INSTRUCTION >>
Repeat every line exactly, keeping the pictures out of the copy.

start SUPPLIED INFORMATION

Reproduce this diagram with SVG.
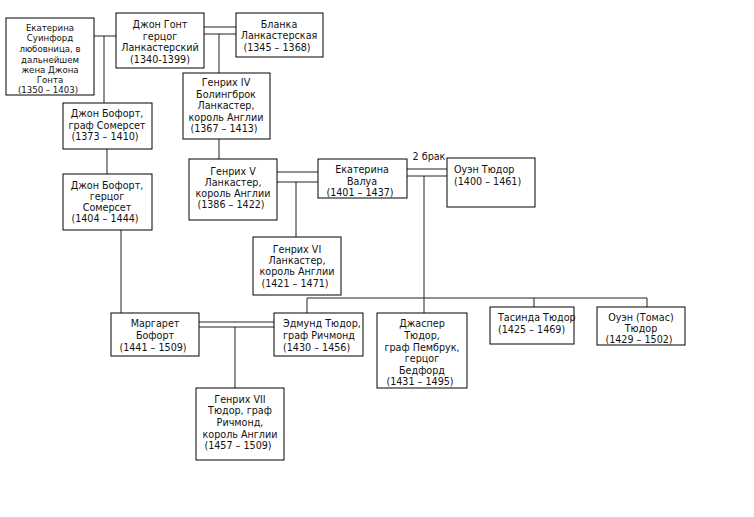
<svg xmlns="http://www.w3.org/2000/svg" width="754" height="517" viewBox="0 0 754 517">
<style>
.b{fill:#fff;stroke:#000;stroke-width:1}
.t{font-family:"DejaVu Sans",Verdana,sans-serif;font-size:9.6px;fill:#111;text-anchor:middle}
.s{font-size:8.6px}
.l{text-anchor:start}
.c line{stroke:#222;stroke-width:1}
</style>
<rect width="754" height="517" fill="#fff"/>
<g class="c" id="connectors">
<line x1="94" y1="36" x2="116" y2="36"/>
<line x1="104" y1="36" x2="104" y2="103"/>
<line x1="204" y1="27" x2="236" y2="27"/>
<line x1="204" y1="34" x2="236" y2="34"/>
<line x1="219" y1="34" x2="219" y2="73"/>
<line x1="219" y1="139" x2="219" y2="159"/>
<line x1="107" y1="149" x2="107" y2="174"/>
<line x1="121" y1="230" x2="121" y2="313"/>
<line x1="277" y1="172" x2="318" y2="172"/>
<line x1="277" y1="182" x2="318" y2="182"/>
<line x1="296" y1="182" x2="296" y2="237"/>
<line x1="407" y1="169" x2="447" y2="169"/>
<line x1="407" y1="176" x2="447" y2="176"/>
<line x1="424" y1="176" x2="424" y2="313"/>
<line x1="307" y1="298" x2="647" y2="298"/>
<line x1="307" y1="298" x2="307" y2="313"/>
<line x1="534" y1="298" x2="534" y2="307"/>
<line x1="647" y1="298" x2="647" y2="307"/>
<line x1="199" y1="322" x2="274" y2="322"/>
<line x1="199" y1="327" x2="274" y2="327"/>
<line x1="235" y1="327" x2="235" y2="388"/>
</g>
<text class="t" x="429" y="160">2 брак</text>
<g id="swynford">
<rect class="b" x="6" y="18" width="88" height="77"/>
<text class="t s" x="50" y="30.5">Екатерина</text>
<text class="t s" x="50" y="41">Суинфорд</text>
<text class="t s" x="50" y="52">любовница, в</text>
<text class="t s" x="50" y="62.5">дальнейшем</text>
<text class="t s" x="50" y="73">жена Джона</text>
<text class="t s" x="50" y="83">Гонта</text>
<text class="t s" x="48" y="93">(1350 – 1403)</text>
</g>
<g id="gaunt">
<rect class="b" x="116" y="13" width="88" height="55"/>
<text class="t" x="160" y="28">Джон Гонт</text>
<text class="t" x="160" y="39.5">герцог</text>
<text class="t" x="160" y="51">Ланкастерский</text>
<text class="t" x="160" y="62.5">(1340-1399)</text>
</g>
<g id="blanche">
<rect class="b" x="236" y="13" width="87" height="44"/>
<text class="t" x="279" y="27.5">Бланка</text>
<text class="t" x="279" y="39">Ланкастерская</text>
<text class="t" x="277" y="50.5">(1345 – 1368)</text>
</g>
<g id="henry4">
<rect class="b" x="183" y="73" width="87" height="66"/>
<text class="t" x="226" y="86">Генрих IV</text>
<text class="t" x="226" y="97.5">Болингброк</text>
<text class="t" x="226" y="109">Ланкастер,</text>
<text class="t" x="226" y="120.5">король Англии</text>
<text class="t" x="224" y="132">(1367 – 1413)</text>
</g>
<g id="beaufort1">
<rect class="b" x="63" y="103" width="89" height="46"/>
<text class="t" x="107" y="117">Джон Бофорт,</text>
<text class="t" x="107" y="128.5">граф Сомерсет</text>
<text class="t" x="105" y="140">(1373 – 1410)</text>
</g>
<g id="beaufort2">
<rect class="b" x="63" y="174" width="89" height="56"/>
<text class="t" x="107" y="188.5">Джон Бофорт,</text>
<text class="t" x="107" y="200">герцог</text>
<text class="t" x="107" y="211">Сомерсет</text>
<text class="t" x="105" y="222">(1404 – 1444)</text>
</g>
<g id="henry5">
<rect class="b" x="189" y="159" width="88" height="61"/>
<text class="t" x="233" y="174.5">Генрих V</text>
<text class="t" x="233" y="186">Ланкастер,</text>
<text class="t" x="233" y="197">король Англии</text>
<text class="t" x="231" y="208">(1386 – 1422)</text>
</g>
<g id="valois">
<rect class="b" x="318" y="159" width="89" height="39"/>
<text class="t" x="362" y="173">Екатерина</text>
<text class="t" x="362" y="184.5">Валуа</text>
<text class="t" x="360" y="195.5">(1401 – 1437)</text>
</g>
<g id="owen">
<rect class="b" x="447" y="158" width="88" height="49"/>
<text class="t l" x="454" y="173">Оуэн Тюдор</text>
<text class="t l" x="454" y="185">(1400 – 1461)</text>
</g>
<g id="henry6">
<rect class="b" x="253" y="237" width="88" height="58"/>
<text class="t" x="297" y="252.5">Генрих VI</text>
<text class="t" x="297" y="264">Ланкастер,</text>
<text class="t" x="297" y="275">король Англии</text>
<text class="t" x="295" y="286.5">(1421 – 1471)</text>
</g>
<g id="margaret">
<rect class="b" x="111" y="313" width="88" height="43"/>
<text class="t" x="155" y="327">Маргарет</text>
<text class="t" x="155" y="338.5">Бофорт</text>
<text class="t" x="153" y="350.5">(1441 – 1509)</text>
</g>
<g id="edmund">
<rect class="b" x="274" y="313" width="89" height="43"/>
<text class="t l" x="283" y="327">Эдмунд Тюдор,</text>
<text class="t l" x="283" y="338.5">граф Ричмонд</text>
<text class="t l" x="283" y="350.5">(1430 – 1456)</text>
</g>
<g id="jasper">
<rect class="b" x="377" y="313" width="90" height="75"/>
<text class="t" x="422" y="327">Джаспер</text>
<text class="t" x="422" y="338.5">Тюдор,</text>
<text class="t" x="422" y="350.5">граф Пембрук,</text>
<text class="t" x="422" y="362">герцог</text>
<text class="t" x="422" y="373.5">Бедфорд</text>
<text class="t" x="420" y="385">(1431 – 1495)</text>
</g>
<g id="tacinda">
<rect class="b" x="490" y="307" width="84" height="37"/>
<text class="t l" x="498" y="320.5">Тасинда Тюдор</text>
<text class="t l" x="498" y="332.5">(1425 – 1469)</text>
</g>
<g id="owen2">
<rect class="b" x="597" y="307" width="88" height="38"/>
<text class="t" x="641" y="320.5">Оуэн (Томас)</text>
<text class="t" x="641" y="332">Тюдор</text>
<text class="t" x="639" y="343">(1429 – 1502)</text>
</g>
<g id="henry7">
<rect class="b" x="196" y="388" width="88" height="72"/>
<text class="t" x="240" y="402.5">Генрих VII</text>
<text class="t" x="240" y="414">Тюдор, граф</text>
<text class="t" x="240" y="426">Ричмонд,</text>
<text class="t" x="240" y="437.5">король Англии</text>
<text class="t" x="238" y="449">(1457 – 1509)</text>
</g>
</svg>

end SUPPLIED INFORMATION

OUTPUT >>
Reproduce this diagram with SVG.
<svg xmlns="http://www.w3.org/2000/svg" width="754" height="517" viewBox="0 0 754 517">
<style>
.b{fill:#fff;stroke:#000;stroke-width:1}
.t{font-family:"DejaVu Sans",Verdana,sans-serif;font-size:9.6px;fill:#111;text-anchor:middle}
.s{font-size:8.6px}
.l{text-anchor:start}
.c line{stroke:#222;stroke-width:1}
</style>
<rect width="754" height="517" fill="#fff"/>
<g class="c" id="connectors">
<line x1="94" y1="36" x2="116" y2="36"/>
<line x1="104" y1="36" x2="104" y2="103"/>
<line x1="204" y1="27" x2="236" y2="27"/>
<line x1="204" y1="34" x2="236" y2="34"/>
<line x1="219" y1="34" x2="219" y2="73"/>
<line x1="219" y1="139" x2="219" y2="159"/>
<line x1="107" y1="149" x2="107" y2="174"/>
<line x1="121" y1="230" x2="121" y2="313"/>
<line x1="277" y1="172" x2="318" y2="172"/>
<line x1="277" y1="182" x2="318" y2="182"/>
<line x1="296" y1="182" x2="296" y2="237"/>
<line x1="407" y1="169" x2="447" y2="169"/>
<line x1="407" y1="176" x2="447" y2="176"/>
<line x1="424" y1="176" x2="424" y2="313"/>
<line x1="307" y1="298" x2="647" y2="298"/>
<line x1="307" y1="298" x2="307" y2="313"/>
<line x1="534" y1="298" x2="534" y2="307"/>
<line x1="647" y1="298" x2="647" y2="307"/>
<line x1="199" y1="322" x2="274" y2="322"/>
<line x1="199" y1="327" x2="274" y2="327"/>
<line x1="235" y1="327" x2="235" y2="388"/>
</g>
<text class="t" x="429" y="160">2 брак</text>
<g id="swynford">
<rect class="b" x="6" y="18" width="88" height="77"/>
<text class="t s" x="50" y="30.5">Екатерина</text>
<text class="t s" x="50" y="41">Суинфорд</text>
<text class="t s" x="50" y="52">любовница, в</text>
<text class="t s" x="50" y="62.5">дальнейшем</text>
<text class="t s" x="50" y="73">жена Джона</text>
<text class="t s" x="50" y="83">Гонта</text>
<text class="t s" x="48" y="93">(1350 – 1403)</text>
</g>
<g id="gaunt">
<rect class="b" x="116" y="13" width="88" height="55"/>
<text class="t" x="160" y="28">Джон Гонт</text>
<text class="t" x="160" y="39.5">герцог</text>
<text class="t" x="160" y="51">Ланкастерский</text>
<text class="t" x="160" y="62.5">(1340-1399)</text>
</g>
<g id="blanche">
<rect class="b" x="236" y="13" width="87" height="44"/>
<text class="t" x="279" y="27.5">Бланка</text>
<text class="t" x="279" y="39">Ланкастерская</text>
<text class="t" x="277" y="50.5">(1345 – 1368)</text>
</g>
<g id="henry4">
<rect class="b" x="183" y="73" width="87" height="66"/>
<text class="t" x="226" y="86">Генрих IV</text>
<text class="t" x="226" y="97.5">Болингброк</text>
<text class="t" x="226" y="109">Ланкастер,</text>
<text class="t" x="226" y="120.5">король Англии</text>
<text class="t" x="224" y="132">(1367 – 1413)</text>
</g>
<g id="beaufort1">
<rect class="b" x="63" y="103" width="89" height="46"/>
<text class="t" x="107" y="117">Джон Бофорт,</text>
<text class="t" x="107" y="128.5">граф Сомерсет</text>
<text class="t" x="105" y="140">(1373 – 1410)</text>
</g>
<g id="beaufort2">
<rect class="b" x="63" y="174" width="89" height="56"/>
<text class="t" x="107" y="188.5">Джон Бофорт,</text>
<text class="t" x="107" y="200">герцог</text>
<text class="t" x="107" y="211">Сомерсет</text>
<text class="t" x="105" y="222">(1404 – 1444)</text>
</g>
<g id="henry5">
<rect class="b" x="189" y="159" width="88" height="61"/>
<text class="t" x="233" y="174.5">Генрих V</text>
<text class="t" x="233" y="186">Ланкастер,</text>
<text class="t" x="233" y="197">король Англии</text>
<text class="t" x="231" y="208">(1386 – 1422)</text>
</g>
<g id="valois">
<rect class="b" x="318" y="159" width="89" height="39"/>
<text class="t" x="362" y="173">Екатерина</text>
<text class="t" x="362" y="184.5">Валуа</text>
<text class="t" x="360" y="195.5">(1401 – 1437)</text>
</g>
<g id="owen">
<rect class="b" x="447" y="158" width="88" height="49"/>
<text class="t l" x="454" y="173">Оуэн Тюдор</text>
<text class="t l" x="454" y="185">(1400 – 1461)</text>
</g>
<g id="henry6">
<rect class="b" x="253" y="237" width="88" height="58"/>
<text class="t" x="297" y="252.5">Генрих VI</text>
<text class="t" x="297" y="264">Ланкастер,</text>
<text class="t" x="297" y="275">король Англии</text>
<text class="t" x="295" y="286.5">(1421 – 1471)</text>
</g>
<g id="margaret">
<rect class="b" x="111" y="313" width="88" height="43"/>
<text class="t" x="155" y="327">Маргарет</text>
<text class="t" x="155" y="338.5">Бофорт</text>
<text class="t" x="153" y="350.5">(1441 – 1509)</text>
</g>
<g id="edmund">
<rect class="b" x="274" y="313" width="89" height="43"/>
<text class="t l" x="283" y="327">Эдмунд Тюдор,</text>
<text class="t l" x="283" y="338.5">граф Ричмонд</text>
<text class="t l" x="283" y="350.5">(1430 – 1456)</text>
</g>
<g id="jasper">
<rect class="b" x="377" y="313" width="90" height="75"/>
<text class="t" x="422" y="327">Джаспер</text>
<text class="t" x="422" y="338.5">Тюдор,</text>
<text class="t" x="422" y="350.5">граф Пембрук,</text>
<text class="t" x="422" y="362">герцог</text>
<text class="t" x="422" y="373.5">Бедфорд</text>
<text class="t" x="420" y="385">(1431 – 1495)</text>
</g>
<g id="tacinda">
<rect class="b" x="490" y="307" width="84" height="37"/>
<text class="t l" x="498" y="320.5">Тасинда Тюдор</text>
<text class="t l" x="498" y="332.5">(1425 – 1469)</text>
</g>
<g id="owen2">
<rect class="b" x="597" y="307" width="88" height="38"/>
<text class="t" x="641" y="320.5">Оуэн (Томас)</text>
<text class="t" x="641" y="332">Тюдор</text>
<text class="t" x="639" y="343">(1429 – 1502)</text>
</g>
<g id="henry7">
<rect class="b" x="196" y="388" width="88" height="72"/>
<text class="t" x="240" y="402.5">Генрих VII</text>
<text class="t" x="240" y="414">Тюдор, граф</text>
<text class="t" x="240" y="426">Ричмонд,</text>
<text class="t" x="240" y="437.5">король Англии</text>
<text class="t" x="238" y="449">(1457 – 1509)</text>
</g>
</svg>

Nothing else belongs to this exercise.